Nonostante la preoccupazione sollevata dalla mancanza di un indirizzo riconoscibile sul piano dei contenuti drammaturgici, Bragaglia per la stagione 1926 si faceva sempre più acceso promotore di intrecci fra la pratica teatrale degli Indipendenti e i dibattiti sulla crisi del teatro, pubblicando in proposito il saggio La maschera mobile [21]. Né egli stesso si risparmiava dall’effettuare prove estreme nella veste di régisseur come avvenne per la messinscena di Re Ubu, per la ·quale si produsse in venti cambiamenti di scena a vista, sfidando in questo modo l’impossibilità di avere un palcoscenico dotato di strumentazione meccanica per le mutazioni di quadro.
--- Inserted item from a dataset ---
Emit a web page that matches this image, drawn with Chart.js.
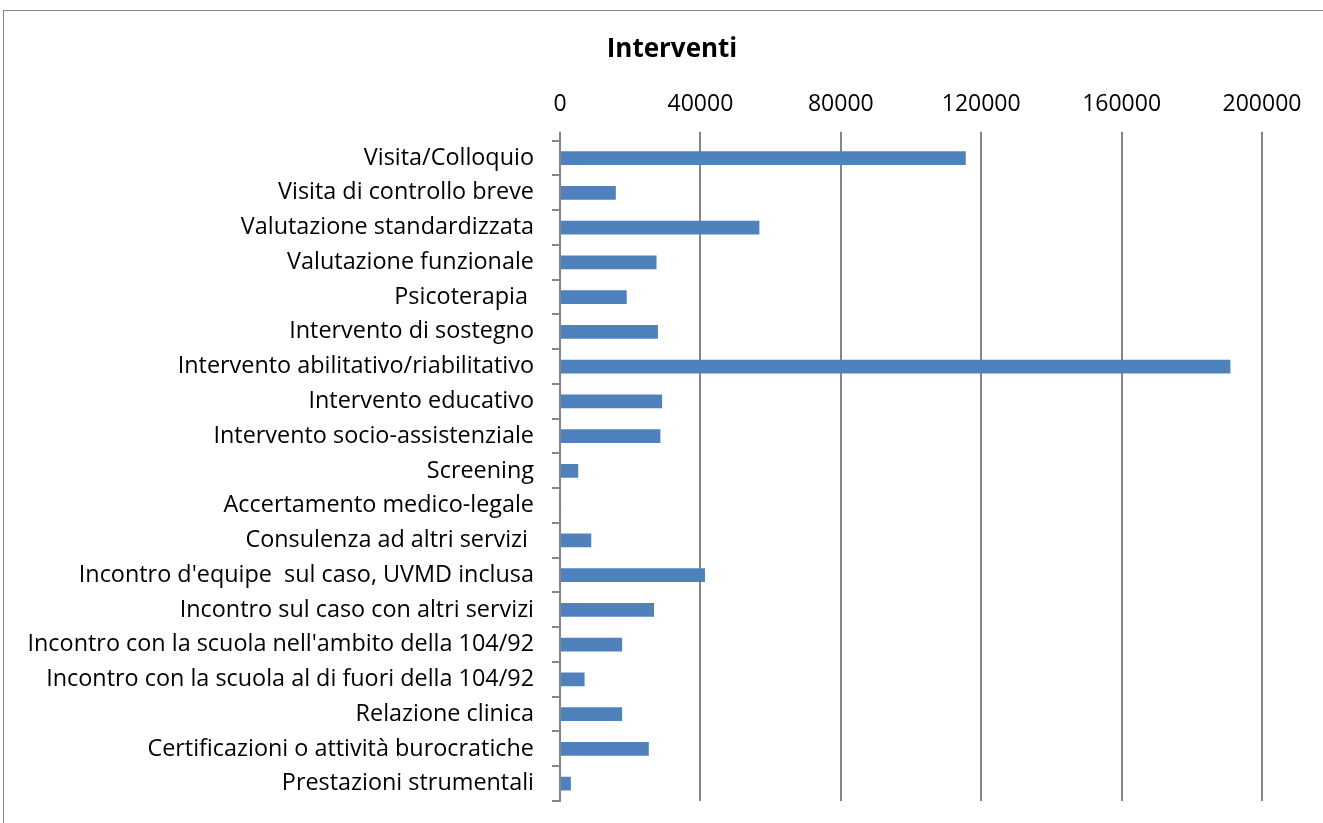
<!DOCTYPE html>
<html>
<head>
<meta charset="utf-8">
<script src="https://cdn.jsdelivr.net/npm/chart.js@4"></script>
<style>
  body { margin: 0; background: #fff; overflow: hidden; }
  #frame { position: absolute; left: 3px; top: 10px; width: 1340px; height: 840px; border: 1px solid #868686; }
  #c { position: absolute; left: 0; top: 0; }
</style>
</head>
<body>
<div id="frame"></div>
<canvas id="c" width="1323" height="823"></canvas>
<script>
var categories = [
    'Visita/Colloquio',
    'Visita di controllo breve',
    'Valutazione standardizzata',
    'Valutazione funzionale',
    'Psicoterapia ',
    'Intervento di sostegno',
    'Intervento abilitativo/riabilitativo',
    'Intervento educativo',
    'Intervento socio-assistenziale',
    'Screening',
    'Accertamento medico-legale',
    'Consulenza ad altri servizi ',
    "Incontro d'equipe  sul caso, UVMD inclusa",
    'Incontro sul caso con altri servizi',
    "Incontro con la scuola nell'ambito della 104/92",
    'Incontro con la scuola al di fuori della 104/92',
    'Relazione clinica',
    'Certificazioni o attività burocratiche',
    'Prestazioni strumentali'
];
var interventi = [115600, 15900, 56800, 27500, 19000, 27900, 191000, 29100, 28600,
    5200, 300, 8900, 41300, 26800, 17700, 7000, 17700, 25300, 3100];
var xMin = 0, xMax = 200000, xStep = 40000;

var gridGray = '#868686';
var font = '"Open Sans", sans-serif';

// centre the title over the whole frame rather than the padded box
var titleShift = {
    id: 'titleShift',
    afterLayout: function (chart) {
        if (chart.titleBlock) chart.titleBlock.left = 82;
    }
};

var ctx = document.getElementById('c').getContext('2d');
var chart = new Chart(ctx, {
    type: 'bar',
    data: {
        labels: categories,
        datasets: [{
            label: 'Interventi',
            data: interventi,
            backgroundColor: '#4F81BD',
            borderWidth: 0,
            barPercentage: 0.8,
            categoryPercentage: 0.5
        }]
    },
    options: {
        indexAxis: 'y',
        responsive: false,
        animation: false,
        layout: { padding: { left: 0, right: 61, top: 0, bottom: 22 } },
        plugins: {
            legend: { display: false },
            tooltip: { enabled: false },
            title: {
                display: true,
                text: 'Interventi',
                color: '#000',
                font: { family: font, size: 26, weight: 'bold' },
                padding: { top: 34, bottom: 0 }
            }
        },
        scales: {
            x: {
                position: 'top',
                min: xMin,
                max: xMax,
                ticks: {
                    stepSize: xStep, color: '#000', padding: 13,
                    font: { family: font, size: 23 },
                    callback: function (v) { return String(v); }
                },
                grid: { color: gridGray, lineWidth: 2, tickLength: 9 },
                border: { display: false },
                afterFit: function (scale) { scale.height = 75.5; }
            },
            y: {
                ticks: { color: '#000', padding: 18, font: { family: font, size: 23.4 } },
                grid: { offset: true, drawOnChartArea: false, color: gridGray, lineWidth: 2, tickLength: 8 },
                border: { display: true, color: gridGray, width: 2 },
                afterFit: function (scale) {
                    scale.width = 560;
                    scale.paddingTop = 0;
                    scale.paddingBottom = 0;
                }
            }
        }
    },
    plugins: [titleShift]
});
</script>
</body>
</html>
Secondo «lo spirito del cinematografo dominante ai tempi nostri – dichiara Bragaglia – non avendo potuto realizzare finora il “palcoscenico multiplo” mi sono adattato, sia pure nel mio angusto palcoscenico, ad allestire una commedia con la· tecnica usata per le riviste; e questo a dimostrare come perfino un canovaccio monotono quale può apparire a lungo andare il Re Ubu di A. Jarry riesca a procurare un’intensa incalzante serie di effetti, colpi di scena, varietà di attese e di sorprese: in una sola espressione, interesse vitale teatrante [...]» [22]. La storia degli Indipendenti, non senza ostacoli e periodi di assenza del suo fondatore si concluse come è noto nell’anno 1930 con grandi festeggiamenti in onore di Bragaglia da parte dei maggiori protagonisti del rinnovamento artistico e culturale italiano.